I see shades of the Organization Kid up and down Locust Walk, and I can see shades of him in me. It's an imperfect label, yes. But it details a sort of personality -- a pathology, if you will -- that deserves our consideration.

It's because I think that this issue -- whether we are streamlined for goodie-goodie success and why we might be that way -- is so important that I'll devote a number of columns this semester to it, in one way or another. Brooks got me thinking, and I really want to mine the topic before I try to forget it.

Using what we know, I can at least provide a rough sketch of what our organization kids might look like if they were to exist at Penn.

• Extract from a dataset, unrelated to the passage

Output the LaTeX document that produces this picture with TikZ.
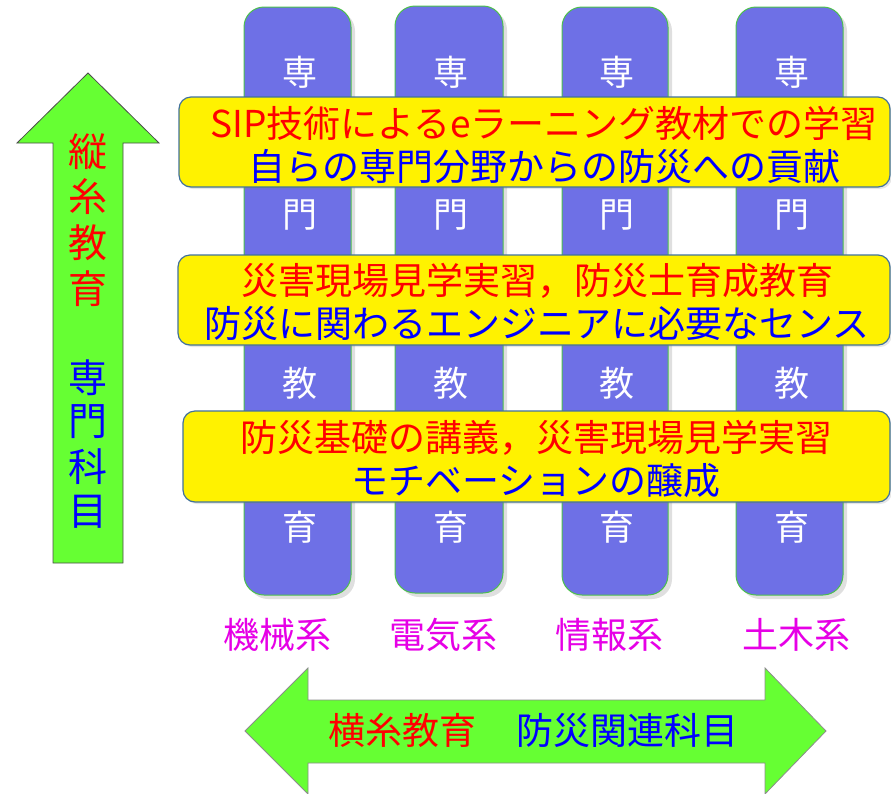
\documentclass[tikz,border=0pt]{standalone}
\usepackage{fontspec}
\setmainfont{Noto Sans CJK JP}
\usetikzlibrary{shadows}
\definecolor{arrgreen}{HTML}{66FF33}
\definecolor{barfill}{HTML}{6E70E6}
\definecolor{barline}{HTML}{4CC04C}
\definecolor{boxline}{HTML}{41719C}
\definecolor{lblmag}{HTML}{E600E6}
\tikzset{
  bar/.style={draw=barline, line width=1pt, fill=barfill, rounded corners=20pt,
    drop shadow={shadow xshift=4pt, shadow yshift=-4pt, opacity=0.25}},
  ybox/.style={draw=boxline, line width=1.2pt, fill=yellow, rounded corners=12pt,
    drop shadow={shadow xshift=2pt, shadow yshift=-2pt, opacity=0.2}},
  arr/.style={draw=black!70, line width=0.8pt, fill=arrgreen},
  barch/.style={text=white, font=\fontsize{35pt}{35pt}\selectfont, inner sep=0pt},
  boxtxt/.style={font=\fontsize{37pt}{43pt}\selectfont, inner sep=0pt, align=center},
  lbl/.style={text=lblmag, font=\fontsize{36pt}{36pt}\selectfont, inner sep=0pt},
  vtxt/.style={font=\fontsize{39pt}{39pt}\selectfont, inner sep=0pt},
}
\begin{document}
\begin{tikzpicture}[x=1pt,y=-1pt]
\useasboundingbox (0,0) rectangle (891,793);
% vertical arrow
\draw[arr] (88,73) -- (159,143) -- (123,143) -- (123,563) -- (53,563) -- (53,143) -- (17,143) -- cycle;
\foreach \t/\y/\c [count=\i] in {縦/152/red,糸/197/red,教/243/red,育/289/red,専/378/blue,門/422/blue,科/467/blue,目/512/blue}
  \node[vtxt, text=\c] (v\i) at (88,\y) {\t};
% bars
\foreach \xl/\xr/\yt/\yb [count=\i] in {244/351/7/595, 395/503/6/593, 562/668/7/595, 736/843/7/595}{
  \draw[bar] (\xl,\yt) rectangle (\xr,\yb);
  \coordinate (c\i) at ({(\xl+\xr)/2+2},0);
  \node[barch] (s\i) at (c\i |- 0,72) {専};
  \node[barch] (m\i) at (c\i |- 0,215) {門};
  \node[barch] (k\i) at (c\i |- 0,383) {教};
  \node[barch] (e\i) at (c\i |- 0,527) {育};
}
% yellow boxes
\draw[ybox] (179,97) rectangle (890,187);
\node[boxtxt] (b1) at (544,145) {\textcolor{red}{SIP技術によるeラーニング教材での学習}\\\textcolor{blue}{自らの専門分野からの防災への貢献}};
\draw[ybox] (178,255) rectangle (890,345);
\node[boxtxt] (b2) at (537,302) {\textcolor{red}{災害現場見学実習，防災士育成教育}\\\textcolor{blue}{防災に関わるエンジニアに必要なセンス}};
\draw[ybox] (183,411) rectangle (890,502);
\node[boxtxt] (b3) at (536,459) {\textcolor{red}{防災基礎の講義，災害現場見学実習}\\\textcolor{blue}{モチベーションの醸成}};
% labels
\node[lbl] (l1) at (277,635) {機械系};
\node[lbl] (l2) at (443,635) {電気系};
\node[lbl] (l3) at (609,635) {情報系};
\node[lbl] (l4) at (796,635) {土木系};
% horizontal double arrow
\draw[arr, draw=black!45] (245,731) -- (308,668) -- (308,700) -- (765,700) -- (765,668) -- (826,731) -- (765,794) -- (765,763) -- (308,763) -- (308,794) -- cycle;
\node[vtxt, font=\fontsize{37pt}{37pt}\selectfont, anchor=west] (h1) at (328,730) {\textcolor{red}{横糸教育}\hspace{40pt}\textcolor{blue}{防災関連科目}};
\end{tikzpicture}
\end{document}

They would enter college after a harrowing admissions process. At 17, they'd already be well versed in the art of self-marketing, having molded their teenage experiences into a pretty package -- pink bow, personal statement and all.

They'd have their fun at school, drinking two days a week and cutting class on the first sunny day in April, but they'd really have very little time to just bum. They'd make breakfast dates with friends just so they get to see them. They'd be perpetually tired, but they'd never go to sleep before 2 a.m.

Always mindful of the scary but real possibility of living in American poverty without health care, at least two cars or a Colonial home, these kids would make sure they'd get the grades. They might talk big ideals now and then, but most of the time, their eyes would just be peeled on the next step -- graduate school, interviews, whatever. They would know their parents made a huge investment in them, and they would never do anything to endanger that substantial start-up capital. Hell, they'd even like their parents.

As for politics, they'd be more wryly cynical than anything else. They might sign a petition or even join a protest, but they'd never get arrested or anything. Things like that go on your permanent record.

Now I'm not saying these folks would be guilty of any sin; they might be living life how it ought to be lived. That said, there would be no doubt that their lives -- their worldviews -- would be shaped by the contours of the American culture that's nurtured them. They'd be caught somewhere in the middle between the cash nexus, liberal parenting, globalization, college funds, early admission policies, standardized tests and strong coffee.

They'd be products of their environment. And they might even sound like somebody you know.